25 de octubre, los censados en la demarcación autonómica de Vasconia (los cada vez menos que conservan el curro, se entiende) tenemos permiso para prolongar nuestra estancia en la cama. A festivo regalado no se le mira el diente. No lo hacemos con las jornadas para la holganza patrocinadas por esta virgen o aquel santo, así que tampoco habremos de ponernos excesivamente tiquismiquis cuando el marianito y los calamares —o el puente, si es menester— nos llegan de la mano del poder secular. Otra cosa es que nos pidan que nuestros corazones amanezcan henchidos de sentimiento de adhesión a la presunta motivación que ha bañado de rojo la fecha en el calendario laboral.

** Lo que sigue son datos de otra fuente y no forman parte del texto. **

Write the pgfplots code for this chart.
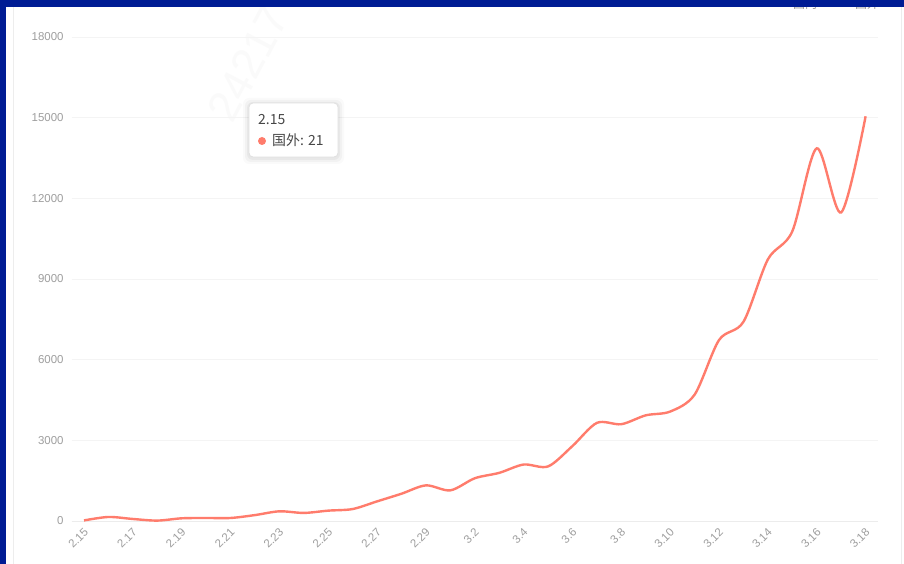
\documentclass[border=0pt]{standalone}
\usepackage{pgfplots}
\pgfplotsset{compat=1.18}
\usepackage{fontspec}
\setmainfont{Liberation Sans}
\newfontfamily\cjk{Noto Sans CJK SC}
\definecolor{linec}{RGB}{255,124,108}
\definecolor{frameblue}{RGB}{0,28,148}
\definecolor{ticktext}{RGB}{158,158,158}
\definecolor{gridc}{RGB}{244,244,244}
\definecolor{axisc}{RGB}{236,236,236}
\definecolor{tiptext}{RGB}{70,70,70}

\pgfplotstableread{
x y
0 21
1 150
2 75
3 15
4 100
5 112
6 112
7 220
8 360
9 300
10 385
11 445
12 730
13 1015
14 1325
15 1140
16 1590
17 1790
18 2100
19 2030
20 2790
21 3650
22 3600
23 3930
24 4070
25 4700
26 6730
27 7410
28 9730
29 10775
30 13860
31 11475
32 15050
}\datatable

\begin{document}
\begin{tikzpicture}[x=1bp,y=1bp]
\fill[white] (0,0) rectangle (904,564);
% faint watermark
\node[rotate=62, text=black!2, font=\fontsize{44}{44}\selectfont] at (248,500) {24217};
% faint card borders
\draw[black!7, line width=0.8bp] (13,0) -- (13,557);
\draw[black!7, line width=0.8bp] (901.5,0) -- (901.5,557);
% clipped legend text
\node[anchor=south west, inner sep=0, text=black!40, font=\cjk\fontsize{12}{12}\selectfont] at (793,554.5) {国内};
\node[anchor=south west, inner sep=0, text=black!40, font=\cjk\fontsize{12}{12}\selectfont] at (855,554.5) {国外};

\begin{axis}[
  at={(71.8bp,43bp)}, anchor=south west,
  scale only axis, width=806bp, height=484bp,
  xmin=-0.5, xmax=32.5, ymin=0, ymax=18000,
  scaled y ticks=false,
  axis line style={draw=none},
  major tick length=0pt,
  ymajorgrids, grid style={gridc, line width=0.8bp},
  ytick={0,3000,6000,9000,12000,15000,18000},
  yticklabels={0,3000,6000,9000,12000,15000,18000},
  yticklabel style={font=\fontsize{11.5}{12}\selectfont, text=ticktext, inner sep=0pt, anchor=east, xshift=-8bp},
  xtick={0,2,...,32},
  xticklabels={2.15,2.17,2.19,2.21,2.23,2.25,2.27,2.29,3.2,3.4,3.6,3.8,3.10,3.12,3.14,3.16,3.18},
  xticklabel style={font=\fontsize{11.5}{12}\selectfont, text=ticktext, inner sep=0pt, rotate=45, anchor=east, yshift=-8bp, xshift=-5bp},
  clip=false,
]
\draw[axisc, line width=0.9bp] (axis cs:-0.5,0) -- (axis cs:32.5,0);
\addplot[color=linec, line width=2.4bp, smooth, tension=0.5, no markers] table[x=x,y=y] {\datatable};
\end{axis}

% tooltip
\foreach \s/\o in {6/0.02,4/0.03,2/0.04} {
  \fill[black, opacity=\o, rounded corners=6bp] (249-\s,407-\s-1) rectangle (338+\s,461+\s-1);
}
\draw[black!12, fill=white, rounded corners=4bp, line width=0.8bp] (249,407) rectangle (338,461);
\node[anchor=base west, inner sep=0, text=tiptext, font=\cjk\fontsize{14}{14}\selectfont] at (258,439) {2.15};
\fill[linec] (262,423) circle (4bp);
\node[anchor=base west, inner sep=0, text=tiptext, font=\cjk\fontsize{14}{14}\selectfont] at (272,418) {国外: 21};

% blue frame
\fill[frameblue] (0,557) rectangle (904,564);
\fill[frameblue] (0,0) rectangle (6,564);

\pgfresetboundingbox
\useasboundingbox (0,0) rectangle (904,564);
\end{tikzpicture}
\end{document}
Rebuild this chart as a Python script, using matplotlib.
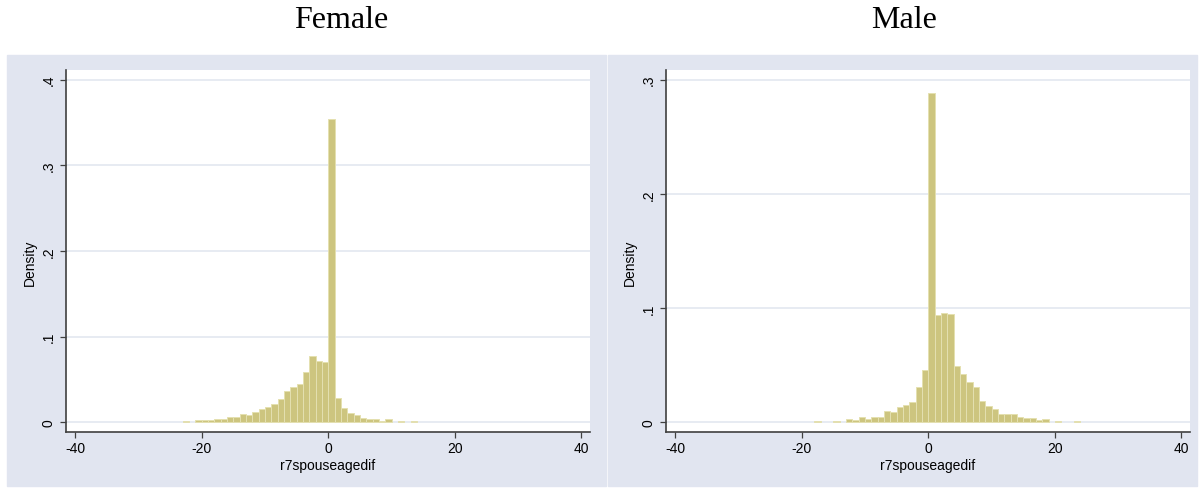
import numpy as np
import matplotlib as mp
mp.use('Agg')
import matplotlib.pyplot as plt
from matplotlib.patches import Rectangle

plt.rcParams['font.family'] = ['Liberation Sans', 'DejaVu Sans']

# bin lower edges (width 1) and densities
fem_bins = [-23, -21, -20, -19, -18, -17, -16, -15, -14, -13, -12, -11, -10, -9,
            -8, -7, -6, -5, -4, -3, -2, -1, 0, 1, 2, 3, 4, 5, 6, 7, 8, 9, 11, 13]
fem_dens = [0.002, 0.0023, 0.0023, 0.0023, 0.0035, 0.0035, 0.006, 0.0066, 0.010,
            0.009, 0.012, 0.015, 0.018, 0.021, 0.027, 0.036, 0.041, 0.045, 0.059,
            0.077, 0.071, 0.070, 0.354, 0.028, 0.017, 0.0105, 0.008, 0.0055,
            0.0035, 0.004, 0.0015, 0.004, 0.002, 0.002]

male_bins = [-18, -15, -13, -12, -11, -10, -9, -8, -7, -6, -5, -4, -3, -2, -1, 0,
             1, 2, 3, 4, 5, 6, 7, 8, 9, 10, 11, 12, 13, 14, 15, 16, 17, 18, 20, 23]
male_dens = [0.0015, 0.0015, 0.0026, 0.0023, 0.005, 0.003, 0.005, 0.005, 0.010,
             0.009, 0.013, 0.0155, 0.018, 0.031, 0.046, 0.288, 0.094, 0.096,
             0.095, 0.049, 0.042, 0.035, 0.031, 0.019, 0.014, 0.012, 0.0076,
             0.0073, 0.0076, 0.005, 0.004, 0.0035, 0.0018, 0.0032, 0.0015, 0.0015]

xticks = [-40, -20, 0, 20, 40]
fem_yticks = [0, 0.1, 0.2, 0.3, 0.4]
fem_ylabels = ['0', '.1', '.2', '.3', '.4']
male_yticks = [0, 0.1, 0.2, 0.3]
male_ylabels = ['0', '.1', '.2', '.3']

W, H = 1200, 489
fig = plt.figure(figsize=(W / 100, H / 100), dpi=100)
fig.patch.set_facecolor('white')

panel_bg = '#e1e5f0'
bar_fc = '#cdc57f'
bar_ec = '#e4e0b0'
axis_col = '#404040'
grid_col = '#e0e5ef'

# gray graph regions (behind the axes)
fig.patches.append(Rectangle((7 / W, 1 - 487 / H), 599 / W, 431 / H,
                             transform=fig.transFigure, color=panel_bg, zorder=-5))
fig.patches.append(Rectangle((608 / W, 1 - 487 / H), 589 / W, 431 / H,
                             transform=fig.transFigure, color=panel_bg, zorder=-5))


def make_ax(x0, bins, dens, yticks, ylabels, ylim):
    ax = fig.add_axes([x0 / W, 1 - 432.7 / H, 524 / W, 361.7 / H])
    ax.set_facecolor('white')
    ax.bar(bins, dens, width=1, align='edge', color=bar_fc, edgecolor=bar_ec,
           linewidth=0.7, zorder=3)
    ax.set_xlim(-41.45, 41.35)
    ax.set_ylim(*ylim)
    ax.set_xticks(xticks)
    ax.set_xticklabels([str(t) for t in xticks])
    ax.set_yticks(yticks)
    ax.set_yticklabels(ylabels, rotation=90, va='center')
    for y in yticks:
        ax.axhline(y, color=grid_col, lw=1.1, zorder=1)
    for s in ['top', 'right']:
        ax.spines[s].set_visible(False)
    for s in ['left', 'bottom']:
        ax.spines[s].set_color(axis_col)
        ax.spines[s].set_linewidth(1.2)
    ax.tick_params(direction='out', length=4, width=0.9, color=axis_col,
                   labelsize=10, labelcolor='black')
    ax.tick_params(axis='x', pad=3)
    ax.tick_params(axis='y', pad=3.5)
    ax.set_xlabel('r7spouseagedif', fontsize=10)
    ax.xaxis.set_label_coords(0.5, -0.074)
    ax.set_ylabel('Density', fontsize=10)
    ax.yaxis.set_label_coords(-0.055, 0.47)
    return ax


ax1 = make_ax(66, fem_bins, fem_dens, fem_yticks, fem_ylabels, (-0.011, 0.4113))
ax2 = make_ax(666, male_bins, male_dens, male_yticks, male_ylabels, (-0.0082, 0.3085))

fig.text(341.7 / W, 1 - 21 / H, 'Female', ha='center', va='center',
         fontsize=23, family='Liberation Serif')
fig.text(903.7 / W, 1 - 21 / H, 'Male', ha='center', va='center',
         fontsize=23, family='Liberation Serif')

plt.savefig("out.png", dpi=100)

Por ahí este humilde tecleador no pasa.
Vamos siendo ya lo suficientemente mayorcitos para comprender qué llevó y a quiénes a instaurar estas 24 horas como “Día de Euskadi”. Fue, dicho pronto y regular, exactamente lo mismo que provocó el cambio en el mapa del tiempo de ETB o el paso de la vuelta ciclista a España: la demostración de quién manda aquí desde el 1de marzo de 2009. Esa mayoría aritmética que, a la vista de los últimos acontecimientos, huele ya a cola de pelotón impuso esta festividad como otro trágala más de su evangelización. ¿Les joroba? Pues adelante con los faroles. La normalización era esto.
Para morirse de la risa o de la pena, que eligieran como excusa la conmemoración de un Estatuto de autonomía que o boicotearon en su nacimiento o torpedearon en su siempre incompleto desarrollo… o las dos cosas a la vez. Si les sirve como fetiche es sólo porque está vacío y agotado. Hasta los que se apuntaron al café para todos, con el tiempo fueron teniendo para mojar pastitas y bizcochos competenciales que por aquí arriba no hemos catado.
Lo divertido es que, si todo sigue el curso que parece haber tomado, esta celebración será efímera. Nos quedan la de este año y la del que viene. Luego, a buscar otra fecha.